On the topic of wearing things out, it’s important to remember that changing any contact point is likely to cause changes to the fit you’ve become accustomed to. A subtly different saddle model, a new pair of shoes, or a different brand of pedals are all things that will change how your body interacts with the bike.
It’s often not about the bike
Niggling pains and aches often have many of us seeking a quick fix with a saddle height adjustment or raising the handlebars. The unfortunate truth is that many of the niggles exist because of how we spend our days. And just like how your bike runs better with preventative maintenance, so does the body.
Los Angeles-based fitter Lauren Mulwitz of Dialed In Fitting pointed to some fundamental muscles that too many cyclists don’t activate. “I think being mindful of engaging the core and recruiting the glutes are important,” she said. “Even if someone’s bike fit is pretty dialled, the way they sit on the bike, and the muscles they recruit are sometimes not optimal.
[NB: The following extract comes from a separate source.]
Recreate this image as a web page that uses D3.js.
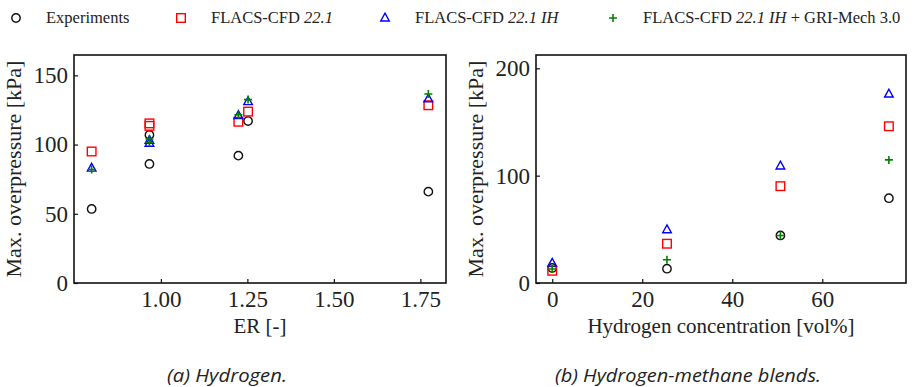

“I try to go over engaging the core and being mindful of the pressure cyclists put on their hands (since hand numbness is a common ailment among riders). I also encourage people to be less quad-dominant and pull through the bottom of the pedal stroke, engaging their posterior chain and increasing glute activation.”
“Many riders focus on the bike fit to get comfortable when the best bang for your buck is to work off the bike,” added Mick Cupitt of MC Bodyworx in Sydney. “Anything you can do to improve your stability, muscle imbalances, flexibility and strength will pay off greatly in how you feel on the bike.”
Sadly, such gains and benefits are only realised by putting in the effort and time off the bike, but speaking from personal experience, it can be the difference between being able to ride a bike in comfort or not at all.
An endless world of nuance
While many bike fitters share common thoughts over what they wish more people would know, fundamentally, finding comfort and efficiency on a bike is a highly individual thing, often with a lot of nuance.
In the simplest sense, what works for one person really shouldn’t be used as a guide for what may work for another. One key takeaway from this article is that cycling can be challenging and even uncomfortable, but riding a bike shouldn’t result in any injury-like discomfort or pain.